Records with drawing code
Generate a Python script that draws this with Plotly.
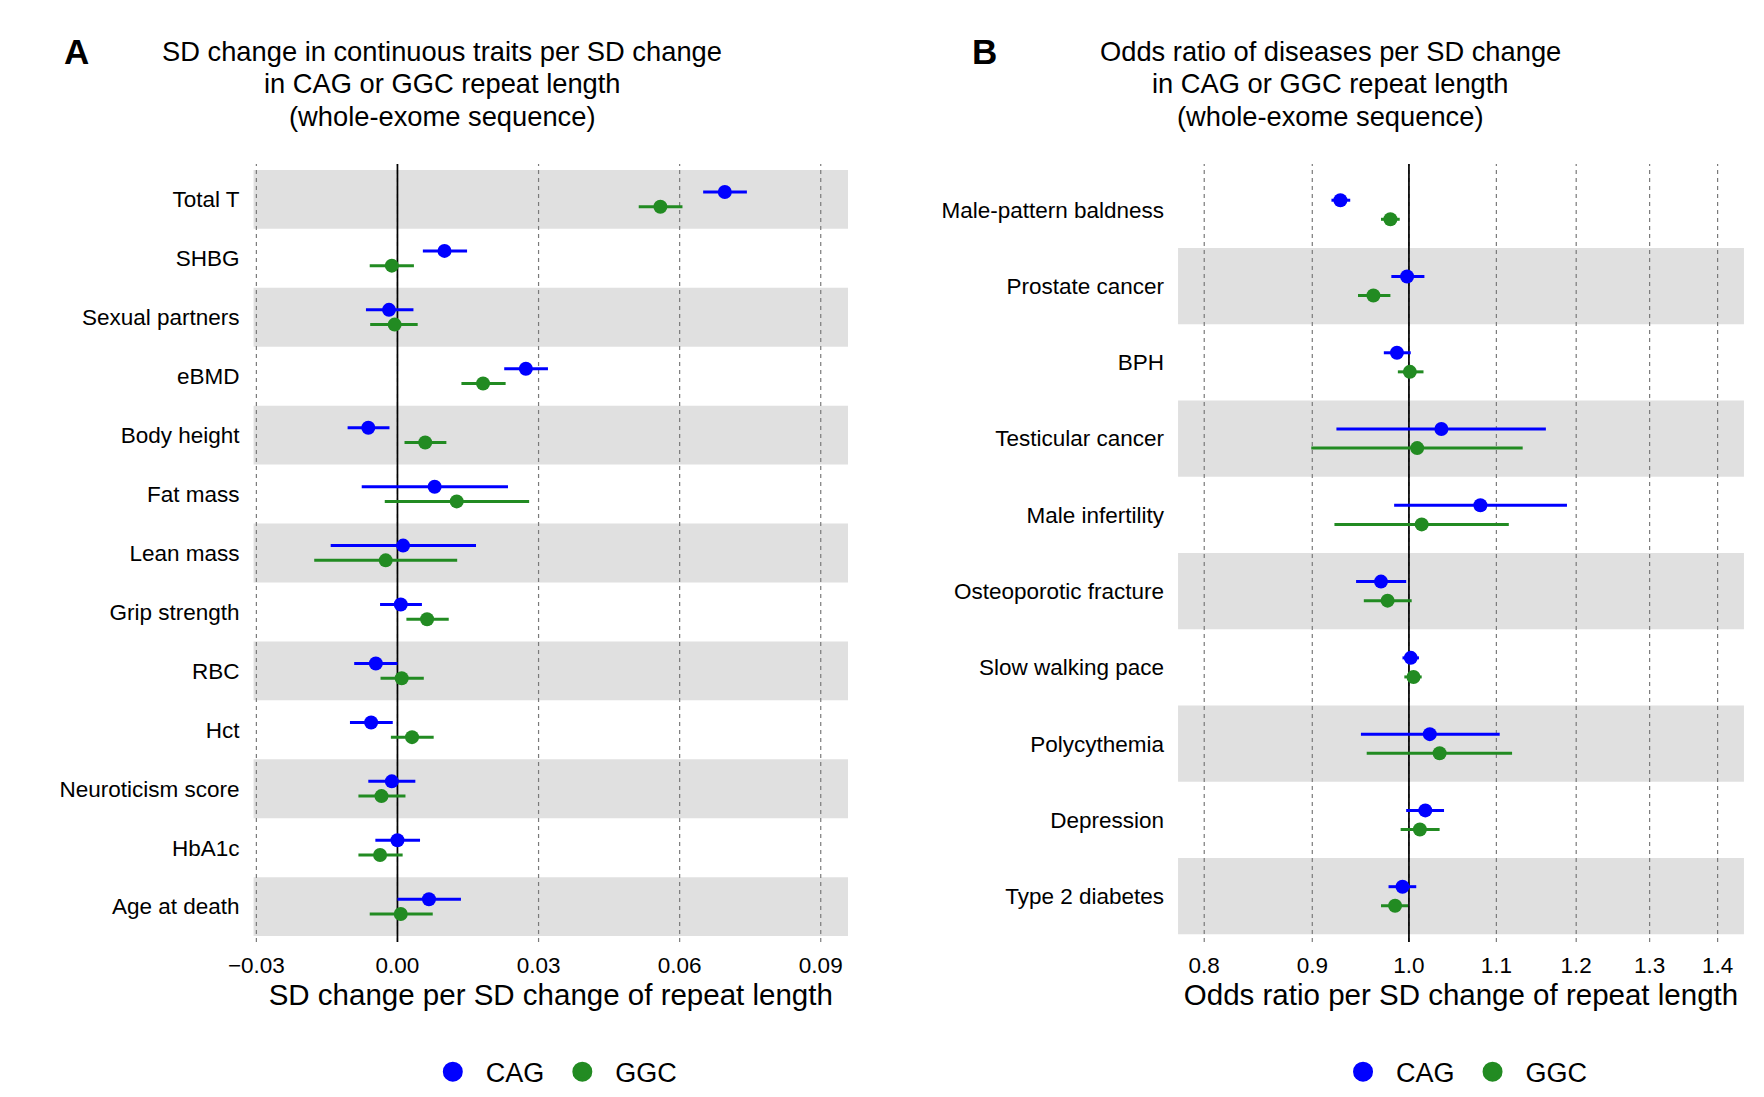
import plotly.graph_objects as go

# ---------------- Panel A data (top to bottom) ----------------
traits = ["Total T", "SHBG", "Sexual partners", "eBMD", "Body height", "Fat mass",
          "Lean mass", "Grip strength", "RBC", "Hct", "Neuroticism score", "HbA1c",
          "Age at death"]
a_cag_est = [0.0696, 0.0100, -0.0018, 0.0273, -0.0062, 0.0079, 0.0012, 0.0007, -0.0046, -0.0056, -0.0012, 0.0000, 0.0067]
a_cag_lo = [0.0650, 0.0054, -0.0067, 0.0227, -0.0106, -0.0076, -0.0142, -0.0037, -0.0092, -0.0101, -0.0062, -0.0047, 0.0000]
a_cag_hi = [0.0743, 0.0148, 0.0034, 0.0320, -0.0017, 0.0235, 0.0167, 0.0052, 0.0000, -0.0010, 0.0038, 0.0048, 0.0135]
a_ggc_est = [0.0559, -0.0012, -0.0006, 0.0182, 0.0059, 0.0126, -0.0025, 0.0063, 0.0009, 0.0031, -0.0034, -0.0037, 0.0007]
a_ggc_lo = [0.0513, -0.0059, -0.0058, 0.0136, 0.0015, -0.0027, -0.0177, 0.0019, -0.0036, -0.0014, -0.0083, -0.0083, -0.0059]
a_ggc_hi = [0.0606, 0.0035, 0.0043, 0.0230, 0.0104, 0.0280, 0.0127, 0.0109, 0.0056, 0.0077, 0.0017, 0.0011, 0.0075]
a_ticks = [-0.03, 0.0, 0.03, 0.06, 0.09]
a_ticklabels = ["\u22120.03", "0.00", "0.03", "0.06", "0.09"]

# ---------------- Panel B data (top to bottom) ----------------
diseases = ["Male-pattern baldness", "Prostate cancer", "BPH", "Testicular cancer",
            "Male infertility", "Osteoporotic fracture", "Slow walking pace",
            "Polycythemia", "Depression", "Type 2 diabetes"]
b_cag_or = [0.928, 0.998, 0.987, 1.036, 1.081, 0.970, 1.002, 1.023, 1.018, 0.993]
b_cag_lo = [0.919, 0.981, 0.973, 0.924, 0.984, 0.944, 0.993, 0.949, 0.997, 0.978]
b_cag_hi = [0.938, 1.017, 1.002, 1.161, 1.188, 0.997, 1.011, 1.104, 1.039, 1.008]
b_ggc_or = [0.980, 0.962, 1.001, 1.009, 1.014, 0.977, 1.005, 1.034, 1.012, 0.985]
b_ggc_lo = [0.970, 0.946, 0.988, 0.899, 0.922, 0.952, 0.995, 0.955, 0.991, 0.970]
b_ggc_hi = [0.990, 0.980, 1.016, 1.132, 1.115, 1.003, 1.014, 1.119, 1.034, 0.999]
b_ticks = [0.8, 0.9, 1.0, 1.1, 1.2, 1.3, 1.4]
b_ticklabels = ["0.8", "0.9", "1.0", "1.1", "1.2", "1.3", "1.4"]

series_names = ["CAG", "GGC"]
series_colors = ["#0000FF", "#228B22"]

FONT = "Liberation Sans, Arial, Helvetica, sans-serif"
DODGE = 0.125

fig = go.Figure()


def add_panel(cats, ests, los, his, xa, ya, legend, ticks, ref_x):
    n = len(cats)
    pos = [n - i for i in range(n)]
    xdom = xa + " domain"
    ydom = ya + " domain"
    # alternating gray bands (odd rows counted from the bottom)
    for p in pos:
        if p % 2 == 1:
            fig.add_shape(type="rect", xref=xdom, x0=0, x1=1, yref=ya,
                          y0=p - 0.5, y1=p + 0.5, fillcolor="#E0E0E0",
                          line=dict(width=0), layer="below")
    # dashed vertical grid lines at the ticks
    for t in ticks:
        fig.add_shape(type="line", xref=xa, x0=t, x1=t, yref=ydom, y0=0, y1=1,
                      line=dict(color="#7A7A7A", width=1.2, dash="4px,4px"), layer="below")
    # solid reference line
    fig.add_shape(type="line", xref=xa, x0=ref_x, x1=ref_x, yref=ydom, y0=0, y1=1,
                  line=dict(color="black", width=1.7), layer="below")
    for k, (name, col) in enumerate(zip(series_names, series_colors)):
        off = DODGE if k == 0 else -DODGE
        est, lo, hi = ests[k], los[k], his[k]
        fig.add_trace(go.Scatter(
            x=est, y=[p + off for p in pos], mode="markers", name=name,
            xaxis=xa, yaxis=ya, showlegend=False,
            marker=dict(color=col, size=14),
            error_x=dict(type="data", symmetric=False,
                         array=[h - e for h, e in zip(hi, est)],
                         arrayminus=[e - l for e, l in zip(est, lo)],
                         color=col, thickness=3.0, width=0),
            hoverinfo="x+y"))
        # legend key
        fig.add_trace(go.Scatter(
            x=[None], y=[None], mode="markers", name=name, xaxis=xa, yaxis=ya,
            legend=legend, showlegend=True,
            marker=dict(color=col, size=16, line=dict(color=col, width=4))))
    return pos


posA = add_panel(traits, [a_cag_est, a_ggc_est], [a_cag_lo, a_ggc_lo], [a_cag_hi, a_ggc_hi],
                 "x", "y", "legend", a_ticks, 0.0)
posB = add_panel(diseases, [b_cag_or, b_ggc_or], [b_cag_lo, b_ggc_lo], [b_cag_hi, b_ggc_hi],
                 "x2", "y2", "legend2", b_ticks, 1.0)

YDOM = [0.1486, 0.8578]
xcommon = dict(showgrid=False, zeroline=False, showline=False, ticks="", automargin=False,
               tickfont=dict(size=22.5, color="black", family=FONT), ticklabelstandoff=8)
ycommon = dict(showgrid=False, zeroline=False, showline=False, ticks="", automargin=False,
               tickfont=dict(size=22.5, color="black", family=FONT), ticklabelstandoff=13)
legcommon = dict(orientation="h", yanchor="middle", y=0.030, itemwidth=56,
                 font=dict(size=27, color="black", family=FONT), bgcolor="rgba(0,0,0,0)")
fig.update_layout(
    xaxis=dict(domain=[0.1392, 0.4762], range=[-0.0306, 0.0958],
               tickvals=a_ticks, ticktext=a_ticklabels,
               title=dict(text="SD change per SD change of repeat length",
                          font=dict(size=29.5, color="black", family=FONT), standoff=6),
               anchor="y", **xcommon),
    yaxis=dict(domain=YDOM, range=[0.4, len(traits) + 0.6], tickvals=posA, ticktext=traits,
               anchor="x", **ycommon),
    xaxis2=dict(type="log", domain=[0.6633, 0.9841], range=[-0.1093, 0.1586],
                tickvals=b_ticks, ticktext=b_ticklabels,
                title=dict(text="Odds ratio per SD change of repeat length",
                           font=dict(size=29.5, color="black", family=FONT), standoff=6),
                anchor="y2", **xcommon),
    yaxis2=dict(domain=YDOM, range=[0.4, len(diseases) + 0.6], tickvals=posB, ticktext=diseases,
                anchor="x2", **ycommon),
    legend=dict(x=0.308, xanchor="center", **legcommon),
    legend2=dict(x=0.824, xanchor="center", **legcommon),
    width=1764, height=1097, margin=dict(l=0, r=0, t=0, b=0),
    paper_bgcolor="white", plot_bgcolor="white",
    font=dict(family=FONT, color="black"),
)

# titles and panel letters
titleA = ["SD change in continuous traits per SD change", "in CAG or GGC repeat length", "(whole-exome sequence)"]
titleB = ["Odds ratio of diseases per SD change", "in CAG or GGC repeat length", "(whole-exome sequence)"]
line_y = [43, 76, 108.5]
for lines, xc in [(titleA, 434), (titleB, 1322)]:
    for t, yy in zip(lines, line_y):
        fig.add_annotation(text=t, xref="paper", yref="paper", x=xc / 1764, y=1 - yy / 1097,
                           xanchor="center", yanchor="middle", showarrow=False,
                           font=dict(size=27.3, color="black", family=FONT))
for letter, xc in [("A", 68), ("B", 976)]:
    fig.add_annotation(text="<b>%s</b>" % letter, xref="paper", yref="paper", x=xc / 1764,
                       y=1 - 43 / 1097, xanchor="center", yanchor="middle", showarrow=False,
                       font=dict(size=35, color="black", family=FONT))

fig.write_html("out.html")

* * *

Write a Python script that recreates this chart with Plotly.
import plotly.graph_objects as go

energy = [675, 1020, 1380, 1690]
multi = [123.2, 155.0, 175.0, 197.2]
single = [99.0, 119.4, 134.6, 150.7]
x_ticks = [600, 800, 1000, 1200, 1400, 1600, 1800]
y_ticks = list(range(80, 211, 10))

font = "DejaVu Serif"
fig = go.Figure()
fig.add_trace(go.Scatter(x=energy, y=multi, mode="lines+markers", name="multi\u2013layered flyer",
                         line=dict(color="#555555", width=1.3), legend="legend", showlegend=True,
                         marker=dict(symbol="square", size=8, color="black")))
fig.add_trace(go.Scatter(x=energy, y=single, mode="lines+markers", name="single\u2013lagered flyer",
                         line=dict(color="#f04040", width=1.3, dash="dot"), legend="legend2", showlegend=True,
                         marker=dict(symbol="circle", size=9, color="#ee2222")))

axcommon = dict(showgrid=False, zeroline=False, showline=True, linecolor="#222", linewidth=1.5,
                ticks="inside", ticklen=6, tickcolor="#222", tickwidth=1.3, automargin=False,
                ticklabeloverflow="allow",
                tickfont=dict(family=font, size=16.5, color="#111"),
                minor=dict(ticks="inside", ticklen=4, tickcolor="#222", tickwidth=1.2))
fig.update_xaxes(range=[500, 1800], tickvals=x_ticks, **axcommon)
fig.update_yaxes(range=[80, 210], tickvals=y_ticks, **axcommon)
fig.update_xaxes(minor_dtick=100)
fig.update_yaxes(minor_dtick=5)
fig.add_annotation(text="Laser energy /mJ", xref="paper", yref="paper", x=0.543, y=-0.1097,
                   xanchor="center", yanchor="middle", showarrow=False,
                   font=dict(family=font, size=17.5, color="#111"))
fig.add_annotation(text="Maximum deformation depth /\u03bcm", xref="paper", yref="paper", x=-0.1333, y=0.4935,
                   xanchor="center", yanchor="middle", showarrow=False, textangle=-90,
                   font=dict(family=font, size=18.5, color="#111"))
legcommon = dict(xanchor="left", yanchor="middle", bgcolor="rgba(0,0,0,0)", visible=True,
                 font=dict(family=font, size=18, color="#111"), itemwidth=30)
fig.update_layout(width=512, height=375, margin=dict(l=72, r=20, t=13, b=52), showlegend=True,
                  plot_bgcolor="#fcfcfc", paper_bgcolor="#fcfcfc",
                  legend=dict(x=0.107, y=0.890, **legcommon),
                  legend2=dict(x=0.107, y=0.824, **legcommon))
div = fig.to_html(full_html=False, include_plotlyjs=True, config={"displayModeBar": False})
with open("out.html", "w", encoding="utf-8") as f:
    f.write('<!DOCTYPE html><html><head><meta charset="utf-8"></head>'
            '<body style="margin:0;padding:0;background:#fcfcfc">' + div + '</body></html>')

### Your objective
Output exactly those lines that lie from the line with "Write a Python" through the line with "y_ticks = list(range(80, 211, 10))", with both of those lines included.

### Result
Write a Python script that recreates this chart with Plotly.
import plotly.graph_objects as go

energy = [675, 1020, 1380, 1690]
multi = [123.2, 155.0, 175.0, 197.2]
single = [99.0, 119.4, 134.6, 150.7]
x_ticks = [600, 800, 1000, 1200, 1400, 1600, 1800]
y_ticks = list(range(80, 211, 10))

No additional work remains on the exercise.